As primeiras produções cinematográficas na Madeira, à semelhança de toda a Europa, foram registos documentais (7),  produzidos por portugueses e estrangeiros.

  John Benett-Stanford

O primeiro registo cinematográfio na Madeira, da autoria de John Benett-Stanford, data de março de 1899. O Diário de Notícias (14/05/1897, p 2) divulgou o sucedido, com o título “Animatographo”:

“Na sexta-feira ultima, o sr. Benett Stanford, querendo tirar varias vistas para o seu animatographo, alugou o elevador do Monte, […], tendo, durante o percurso, reproduzido algumas das bellas paizagens que d’ali se disfructám. Chegados ao Monte, […] o sr. Benett Stanford, […] dispôz as cousas por forma que um dos carrinhos de vimes, ao descer o caminho velho do Monte, fosse esbarrar num burro […] a fim de o fazer cahir sobre dois individuos que tomariam logar no referido carro. Ao mesmo tempo que se désse este facto, deviam ser despejados dois saccos cheios de farelos naquelle local, para produzir maior effeito. As cousas passaram-se, como estavam  combinadas, havendo só a lamentar a escoriação causada no burro […])”.

               John Benett  Stanford                              (1870-1947)

Podemos dizer que estávamos, já, perante algo bastante elaborado para a época e com os meios disponíveis.
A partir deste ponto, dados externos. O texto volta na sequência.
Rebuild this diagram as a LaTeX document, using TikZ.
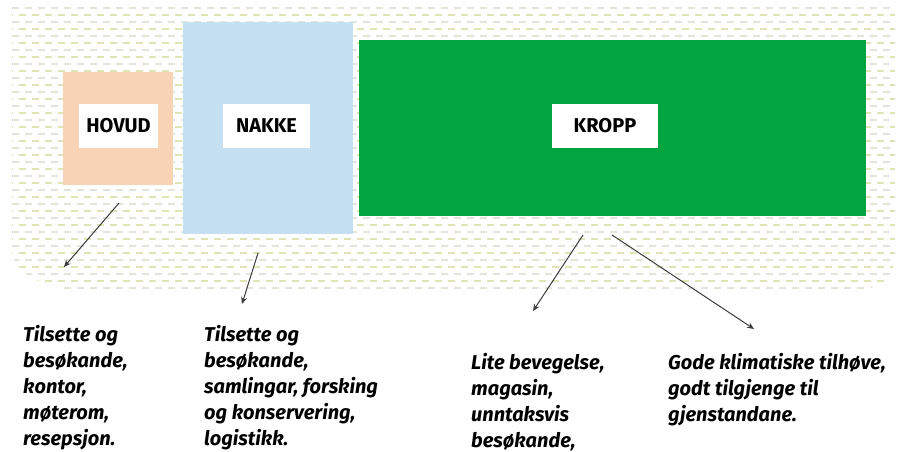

Mas sabemos que John Benett-Stanford (1870-1947), também chamado “Mad Jack”, era um curioso do cinema . Este proprietário de terras e fotógrafo inglês esteve em serviço no Sudão (1898), como correspondente de guerra para o Western Morning News. Adquiriu uma câmara de filmar antes de partir, em Inglaterra, da Prestwich Manufacturing Company.

Em 1899, fez um par de vistas na Madeira, onde a família tinha uma casa, além de uma variedade de cenas de quinta.

Nos anos seguintes, realizaram-se apenas registos documentais, normalmente relacionados com a Madeira enquanto atração turística. Aqui destaca-se: Madeira, realizado por estrangeiros e distribuído por uma empresa francesa e pelo inglês George Klein, em 1911. Trata-se de uma fita de 35 mm, com a duração de 90 segundos, onde se veem imagens típicas da Ilha.

Joao Reis Gomes 

O primeiro filme de ficção madeirense conhecido foi o de João dos Reis Gomes,  O Cerco de Safim. No filme, representava-se uma cena da peça de teatro Guiomar Teixeira, que foi exibida durante a representação. Esta peça teve por base a novela histórica A Filha de Tristão das Damas, da autoria do próprio João dos Reis Gomes.

 João Reis Gomes (1869-1950)

As filmagens tiveram lugar no dia 25 de maio de 1913, como anunciou o Diário de Notícias: “Amanhã, pelas 6 horas da manhã, um grupo de cerca de 60 cavalleiros dirigir-se-ha para o sitio da Cancella, freguezia do Caniço, com o fim de ser tirada ali uma fita cinematographica de grande effeito” (Diário de Notícias, 24/5/1913, p. 1 ).

O filme, com a duração aproximada de dez minutos e onde se recriava uma batalha entre cristãos e muçulmanos, foi exibido durante a representação no Teatro Funchalense a 28 de junho de 1913. As imagens, da responsabilidade de André Valldaura, foram comentadas pelos próprios atores que, acompanhados por uma orquestra, se consideravam dentro da fortaleza de Safim.

A estreia foi um sucesso, uma vez que se tratou de “ (…) uma verdadeira noite d’ arte, quer sob o ponto de vista litterario, quer pelo desempenho a cargo de senhoras e cavalheiros da nossa mais distincta sociedade”. O espetáculo iniciou-se às vinte horas, com a sala completamente esgotada, sendo a assistência verdadeiramente selecionada.

Terá sido uma das primeira ocasiões em que se fundiu a ação do cinema com a do teatro, em Portugal.

O Cerco de Safim, João Reis Gomes, 1913.

(7) O documentário é um registo mas com técnica cinematográfica (montagem, enquadramento, etc.) e uso da linguagem do narrador. A estas primeiras produções cinematográficas ,vamos chamar  vistas ou quadros.

(8) Diário de Notícias, ano XXXVII, Nº 11602, domingo, 25 de maio de 1913, p. 2.